Vulnerability to Climate Change

Antarctic fishes have a limited ability to acclimate to any elevations in temperature. Therefore the survival of icefish is likely to be jeopardised if temperatures in the Southern Ocean continue to rise in accordance with the current trends (O’Brien and Mueller, 2010). Atmospheric temperatures in the Western Antarctic Peninsula have risen by 3ºC (Atkinson et al., 2004), and summer sea surface temperatures have risen by around 3ºC in the last 50 years, which works out as an average of around 0.56ºC per decade (Vaughan et al., 2003). However, according to Gille (2002), temperatures in the Southern Ocean have risen by a maximum of 0.4ºC per year (Figure 8). Upper water layers (down to 50m depth) off the Antarctic Peninsula have seen temperature increases of around 1ºC since 1955 and are predicted to rise by a further 2ºC by the end of the century (Murphy and Mitchel, 1995; Meredith and King, 2005). Increases in sea temperature will inevitably result in a reduction in the extent and duration of sea ice which could lead to changes in oceanic salinity and density (Jacobs and Comiso, 1997; Moline et al., 2004). The depth of the surface mixed layer; predominantly determined by salinity and surface water stratification, drive phytoplankton blooms and therefore overall ecosystem production (Moline et al., 2004). Any changes that affect the phytoplankton community will lead to changes in the food web by bottom-up control.

figure-5-8-lFigure 8. Changes in temperature (°C yr–1) in the Southern Ocean from data collected in the 1930’s to 2000 at 900m depth. Data was collected from shipboard profiles and Autonomous Lagrangian Current Explorer float data. The greatest increases in temperature occurred around the Antarctic land mass, with lesser degrees of warming at higher latitudes (Gille, 2002).

Icefish are an integral part of the Antarctic marine ecosystem. Any changes in their abundances will act as a bio-indicator of climate change and of any resulting indirect effects on other members of the food web (Dulvy et al., 2008). Fish as a whole occupy a central position in the ecological network as they fill a wide number of trophic niches, are the primary consumers of plankton and benthos, and are an important food source for species higher up the food web (Mintenbeck et al., 2012) (Figure 9). Trophic mismatches are one potential impact on the Antarctic food web and would occur as a result of the reduced sea ice content and higher water temperatures earlier in the year. This would lead to peaks in the abundances of prey and consumer species occurring at different points during the season (Mintenbeck et al., 2012). An alteration in the prey species composition would also involve changes in the type of prey available to Antarctic fish species in terms of size structure and the energy content of available prey.

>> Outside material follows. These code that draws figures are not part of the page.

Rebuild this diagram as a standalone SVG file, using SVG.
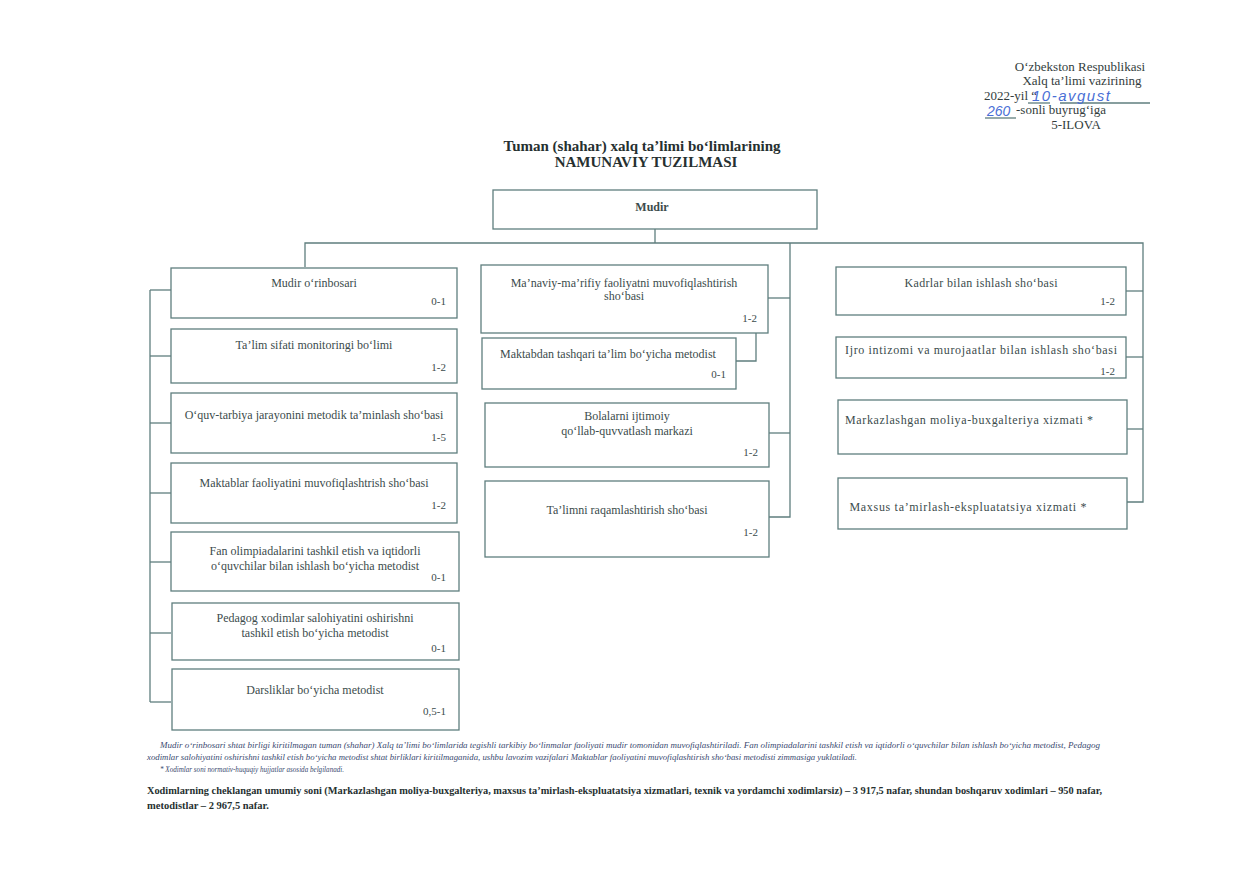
<svg xmlns="http://www.w3.org/2000/svg" width="1260" height="888" viewBox="0 0 1260 888">
<style>
.bx{fill:#ffffff;stroke:#5f7e7e;stroke-width:1.3}
.ln{fill:none;stroke:#5f7e7e;stroke-width:1.3}
.t{font-family:"Liberation Serif",serif;font-size:12px;fill:#3c4c4c;text-anchor:middle}
.n{font-family:"Liberation Serif",serif;font-size:11px;fill:#3c4c4c;text-anchor:end}
.hd{font-family:"Liberation Serif",serif;font-size:13px;fill:#333d3d}
.hw{font-family:"Liberation Sans",sans-serif;font-style:italic;fill:#4a6fd6}
.ttl{font-family:"Liberation Serif",serif;font-size:15px;font-weight:bold;fill:#263030;text-anchor:middle}
.fn{font-family:"Liberation Serif",serif;font-size:7.5px;font-style:italic;fill:#3a4a70}
.fb{font-family:"Liberation Serif",serif;font-size:10.5px;font-weight:bold;fill:#263030}
</style>
<rect width="1260" height="888" fill="#ffffff"/>

<g id="header">
<text class="hd" x="1080" y="71" text-anchor="middle">O‘zbekston Respublikasi</text>
<text class="hd" x="1082" y="85" text-anchor="middle">Xalq ta’limi vazirining</text>
<text class="hd" x="984" y="100">2022-yil “</text>
<line class="ln" x1="1028" y1="103" x2="1050" y2="103" stroke-width="0.8"/>
<line class="ln" x1="1060" y1="103" x2="1150" y2="103" stroke-width="0.8"/>
<text class="hw" x="1032" y="101" font-size="15" letter-spacing="1.5">10-avgust</text>
<text class="hw" x="987" y="116" font-size="14">260</text>
<line class="ln" x1="985" y1="118" x2="1016" y2="118" stroke-width="0.8"/>
<text class="hd" x="1016" y="114">-sonli buyrug‘iga</text>
<text class="hd" x="1076" y="129" text-anchor="middle">5-ILOVA</text>
</g>

<g id="title">
<text class="ttl" x="642" y="151">Tuman (shahar) xalq ta’limi bo‘limlarining</text>
<text class="ttl" x="646" y="167">NAMUNAVIY TUZILMASI</text>
</g>

<g id="connectors">
<polyline class="ln" points="655,229 655,243"/>
<polyline class="ln" points="305,267 305,243 1143,243 1143,502 1127,502"/>
<polyline class="ln" points="790,243 790,517 769,517"/>
<polyline class="ln" points="150,290 150,702"/>
<line class="ln" x1="150" y1="290" x2="171" y2="290"/>
<line class="ln" x1="150" y1="356" x2="171" y2="356"/>
<line class="ln" x1="150" y1="423" x2="171" y2="423"/>
<line class="ln" x1="150" y1="493" x2="171" y2="493"/>
<line class="ln" x1="150" y1="562" x2="171" y2="562"/>
<line class="ln" x1="150" y1="633" x2="171" y2="633"/>
<line class="ln" x1="150" y1="702" x2="171" y2="702"/>
<line class="ln" x1="768" y1="298" x2="790" y2="298"/>
<polyline class="ln" points="756,333 756,361 736,361"/>
<line class="ln" x1="769" y1="433" x2="790" y2="433"/>
<line class="ln" x1="1126" y1="291" x2="1143" y2="291"/>
<line class="ln" x1="1126" y1="357" x2="1143" y2="357"/>
<line class="ln" x1="1127" y1="429" x2="1143" y2="429"/>
</g>

<g id="mudir">
<rect class="bx" x="493" y="190" width="324" height="39"/>
<text class="t" x="652" y="211" font-weight="bold" font-size="11">Mudir</text>
</g>

<g id="l1"><rect class="bx" x="171" y="268" width="286" height="50"/>
<text class="t" x="314" y="287">Mudir o‘rinbosari</text><text class="n" x="446" y="305">0-1</text></g>
<g id="l2"><rect class="bx" x="171" y="329" width="286" height="54"/>
<text class="t" x="314" y="349">Ta’lim sifati monitoringi bo‘limi</text><text class="n" x="446" y="371">1-2</text></g>
<g id="l3"><rect class="bx" x="171" y="393" width="286" height="60"/>
<text class="t" x="314" y="419">O‘quv-tarbiya jarayonini metodik ta’minlash sho‘basi</text><text class="n" x="446" y="441">1-5</text></g>
<g id="l4"><rect class="bx" x="171" y="463" width="286" height="60"/>
<text class="t" x="314" y="487">Maktablar faoliyatini muvofiqlashtrish sho‘basi</text><text class="n" x="446" y="509">1-2</text></g>
<g id="l5"><rect class="bx" x="171" y="532" width="288" height="59"/>
<text class="t" x="315" y="555">Fan olimpiadalarini tashkil etish va iqtidorli</text>
<text class="t" x="315" y="570">o‘quvchilar bilan ishlash bo‘yicha metodist</text><text class="n" x="446" y="581">0-1</text></g>
<g id="l6"><rect class="bx" x="172" y="603" width="287" height="57"/>
<text class="t" x="315" y="622">Pedagog xodimlar salohiyatini oshirishni</text>
<text class="t" x="315" y="637">tashkil etish bo‘yicha metodist</text><text class="n" x="446" y="652">0-1</text></g>
<g id="l7"><rect class="bx" x="172" y="669" width="287" height="61"/>
<text class="t" x="315" y="694">Darsliklar bo‘yicha metodist</text><text class="n" x="446" y="715">0,5-1</text></g>

<g id="m1"><rect class="bx" x="481" y="265" width="287" height="68"/>
<text class="t" x="624" y="287">Ma’naviy-ma’rifiy faoliyatni muvofiqlashtirish</text>
<text class="t" x="624" y="300">sho‘basi</text><text class="n" x="757" y="322">1-2</text></g>
<g id="m2"><rect class="bx" x="482" y="338" width="254" height="51"/>
<text class="t" x="608" y="358">Maktabdan tashqari ta’lim bo‘yicha metodist</text><text class="n" x="726" y="378">0-1</text></g>
<g id="m3"><rect class="bx" x="485" y="403" width="284" height="64"/>
<text class="t" x="627" y="420">Bolalarni ijtimoiy</text>
<text class="t" x="627" y="435">qo‘llab-quvvatlash markazi</text><text class="n" x="758" y="456">1-2</text></g>
<g id="m4"><rect class="bx" x="485" y="481" width="284" height="76"/>
<text class="t" x="627" y="514">Ta’limni raqamlashtirish sho‘basi</text><text class="n" x="758" y="536">1-2</text></g>

<g id="r1"><rect class="bx" x="836" y="267" width="290" height="48"/>
<text class="t" x="981" y="287" textLength="153" lengthAdjust="spacing">Kadrlar bilan ishlash sho‘basi</text><text class="n" x="1115" y="305">1-2</text></g>
<g id="r2"><rect class="bx" x="836" y="337" width="290" height="41"/>
<text class="t" x="981" y="354" textLength="272" lengthAdjust="spacing">Ijro intizomi va murojaatlar bilan ishlash sho‘basi</text><text class="n" x="1115" y="375">1-2</text></g>
<g id="r3"><rect class="bx" x="838" y="400" width="289" height="54"/>
<text class="t" x="969" y="424" textLength="248" lengthAdjust="spacing">Markazlashgan moliya-buxgalteriya xizmati *</text></g>
<g id="r4"><rect class="bx" x="838" y="478" width="289" height="51"/>
<text class="t" x="968" y="511" textLength="237" lengthAdjust="spacing">Maxsus ta’mirlash-ekspluatatsiya xizmati *</text></g>

<g id="notes">
<text class="fn" x="160" y="748" textLength="940" lengthAdjust="spacingAndGlyphs">Mudir o‘rinbosari shtat birligi kiritilmagan tuman (shahar) Xalq ta’limi bo‘limlarida tegishli tarkibiy bo‘linmalar faoliyati mudir tomonidan muvofiqlashtiriladi. Fan olimpiadalarini tashkil etish va iqtidorli o‘quvchilar bilan ishlash bo‘yicha metodist, Pedagog</text>
<text class="fn" x="147" y="760" textLength="710" lengthAdjust="spacingAndGlyphs">xodimlar salohiyatini oshirishni tashkil etish bo‘yicha metodist shtat birliklari kiritilmaganida, ushbu lavozim vazifalari Maktablar faoliyatini muvofiqlashtirish sho‘basi metodisti zimmasiga yuklatiladi.</text>
<text class="fn" x="160" y="772" textLength="184" lengthAdjust="spacingAndGlyphs">* Xodimlar soni normativ-huquqiy hujjatlar asosida belgilanadi.</text>
<text class="fb" x="147" y="794" textLength="955" lengthAdjust="spacingAndGlyphs">Xodimlarning cheklangan umumiy soni (Markazlashgan moliya-buxgalteriya, maxsus ta’mirlash-ekspluatatsiya xizmatlari, texnik va yordamchi xodimlarsiz) – 3 917,5 nafar, shundan boshqaruv xodimlari – 950 nafar,</text>
<text class="fb" x="147" y="809">metodistlar – 2 967,5 nafar.</text>
</g>
</svg>
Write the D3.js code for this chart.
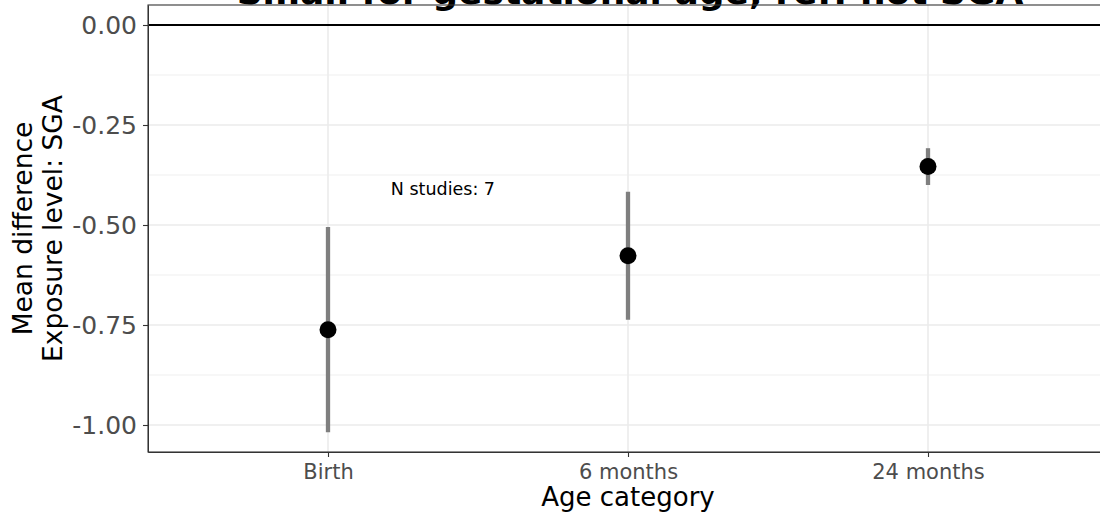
<!DOCTYPE html>
<html>
<head>
<meta charset="utf-8">
<script src="https://cdn.jsdelivr.net/npm/d3@7"></script>
<style>
  body { margin: 0; background: #fff; }
  svg { display: block; font-family: "DejaVu Sans", sans-serif; }
</style>
</head>
<body>
<svg id="chart" width="1100" height="517"></svg>
<script>
const categories = ["Birth", "6 months", "24 months"];
const estimates = [-0.762, -0.577, -0.354];
const lower = [-1.018, -0.737, -0.400];
const upper = [-0.505, -0.417, -0.308];
const yTicks = [0, -0.25, -0.5, -0.75, -1.0];
const yMinor = [-0.125, -0.375, -0.625, -0.875];
const yTickLabels = ["0.00", "-0.25", "-0.50", "-0.75", "-1.00"];
const titleText = "Small for gestational age, ref: not SGA";
const annotation = { x: 1.383, y: -0.41, label: "N studies: 7" };

const svg = d3.select("#chart");
const panel = { left: 148, top: 5, right: 1108, bottom: 452 };

const x = d3.scalePoint().domain(categories).range([panel.left, panel.right]).padding(0.6);
const xIdx = d3.scaleLinear().domain([1, 3]).range([x(categories[0]), x(categories[2])]);
const y = d3.scaleLinear().domain([0.05, -1.0675]).range([panel.top, panel.bottom]);

const data = categories.map((c, i) => ({ c, est: estimates[i], lo: lower[i], hi: upper[i] }));

// grid
const g = svg.append("g");
g.selectAll("line.minor").data(yMinor).join("line")
  .attr("x1", panel.left).attr("x2", panel.right)
  .attr("y1", d => y(d)).attr("y2", d => y(d))
  .attr("stroke", "#ebebeb").attr("stroke-width", 0.8);
g.selectAll("line.major").data(yTicks).join("line")
  .attr("x1", panel.left).attr("x2", panel.right)
  .attr("y1", d => y(d)).attr("y2", d => y(d))
  .attr("stroke", "#ebebeb").attr("stroke-width", 1.6);
g.selectAll("line.vmajor").data(categories).join("line")
  .attr("x1", d => x(d)).attr("x2", d => x(d))
  .attr("y1", panel.top).attr("y2", panel.bottom)
  .attr("stroke", "#ebebeb").attr("stroke-width", 1.6);

// zero line
svg.append("line")
  .attr("x1", panel.left).attr("x2", panel.right)
  .attr("y1", y(0)).attr("y2", y(0))
  .attr("stroke", "#000").attr("stroke-width", 2);

// title (partly cropped at the top edge, as in the reference)
svg.append("text")
  .attr("x", 630).attr("y", 4)
  .attr("text-anchor", "middle")
  .attr("font-size", 36).attr("font-weight", "bold")
  .attr("fill", "#000")
  .text(titleText);

// error bars
svg.selectAll("line.err").data(data).join("line")
  .attr("x1", d => x(d.c)).attr("x2", d => x(d.c))
  .attr("y1", d => y(d.lo)).attr("y2", d => y(d.hi))
  .attr("stroke", "#7f7f7f").attr("stroke-width", 4.3);

// points
svg.selectAll("circle.pt").data(data).join("circle")
  .attr("cx", d => x(d.c)).attr("cy", d => y(d.est))
  .attr("r", 8.5).attr("fill", "#000");

// annotation
svg.append("text")
  .attr("x", xIdx(annotation.x)).attr("y", y(annotation.y))
  .attr("dy", "0.36em")
  .attr("text-anchor", "middle")
  .attr("font-size", 17.5).attr("fill", "#000")
  .text(annotation.label);

// panel border
svg.append("rect")
  .attr("x", panel.left).attr("y", panel.top)
  .attr("width", panel.right - panel.left).attr("height", panel.bottom - panel.top)
  .attr("fill", "none").attr("stroke", "#333").attr("stroke-width", 1.1);

// axes
const xAxis = d3.axisBottom(x).tickSizeOuter(0).tickSizeInner(5).tickPadding(7);
const xa = svg.append("g").attr("transform", `translate(0,${panel.bottom})`).call(xAxis);
xa.select(".domain").attr("stroke", "#333");
xa.selectAll(".tick line").attr("stroke", "#333").attr("stroke-width", 1.1);
xa.selectAll(".tick text").attr("font-size", 21).attr("fill", "#4d4d4d")
  .attr("font-family", "DejaVu Sans");

const yAxis = d3.axisLeft(y).tickValues(yTicks).tickFormat((d, i) => yTickLabels[i])
  .tickSizeOuter(0).tickSizeInner(5).tickPadding(6);
const ya = svg.append("g").attr("transform", `translate(${panel.left},0)`).call(yAxis);
ya.select(".domain").attr("stroke", "#333");
ya.selectAll(".tick line").attr("stroke", "#333").attr("stroke-width", 1.1);
ya.selectAll(".tick text").attr("font-size", 25).attr("fill", "#4d4d4d")
  .attr("font-family", "DejaVu Sans");

// axis titles
svg.append("text")
  .attr("x", (panel.left + panel.right) / 2 - 0).attr("y", 506)
  .attr("text-anchor", "middle").attr("font-size", 26).attr("fill", "#000")
  .text("Age category");

const yt = svg.append("text")
  .attr("transform", `translate(32,${(panel.top + panel.bottom) / 2}) rotate(-90)`)
  .attr("text-anchor", "middle").attr("font-size", 26.5).attr("fill", "#000");
yt.append("tspan").attr("x", 0).attr("y", 0).text("Mean difference");
yt.append("tspan").attr("x", 0).attr("y", 30).text("Exposure level: SGA");
</script>
</body>
</html>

For example, a shift from diatoms to cryptophytes is generally accompanied by shifts in the size structure of primary producers (Mintenbeck et al., 2012).

foodwebFigure 9. Fish species form a crucial component of the Antarctic food web, upon which the majority of marine mammals and penguins depend on in the Southern Ocean. Therefore any changes in oceanic temperature which reduce the abundance of Antarctic fish is likely to have repercussions higher up the food web. (Image taken from: http://www.coolantarctica.com/Antarctica%20fact%20file/wildlife/whales/food%20web.htm).

The effects of an increase in water temperature are likely to vary on an individual or species-specific basis, as some species illustrate a greater degree of physiological plasticity than others. One of the ways in which icefish have a low thermal tolerance is due to their phospholipid-rich muscles (Scandalios, 2002). Mitochondrial membranes of Antarctic fishes are rich in fatty acids, which accelerate the formation of reactive oxygen species (ROS). These can damage proteins, lipids and DNA through an auto-catalytic mechanism. The tissues of icefish have a high density mitochondria, resulting in an increase in the sensitivity of icefish to elevations in temperature compared to other red-blooded fish species (Girotti, 1985).

As Antarctic fishes are stenothermic, they have a limited ability to acclimate to any increases in water temperature (Hofmann et al., 2000). The upper lethal temperature of red-blooded fish species is about 6ºC, however the value for icefish is thought to be lower due to the reduced oxygen-carrying capacity of their blood (O’Brien and Mueller, 2010). Holeton (1970) found that one species of icefish, Chaenocephalus aceratus, died at oxygen tensions below 50mmHg. The loss of haemoglobin in the blood of Antarctic icefish and the relatively stable environment in which they have evolved, mean that any changes in temperature that result in lower levels of dissolved oxygen in the water column, are likely to place greater stress on the aerobic respiratory pathways of icefish. Therefore, in order to conserve both icefish and the charismatic marine mammals and penguins that directly or indirectly depend on icefish as a food source, action needs to be taken to reduce CO2 emissions and slow current trends in climatic and oceanic temperature increases.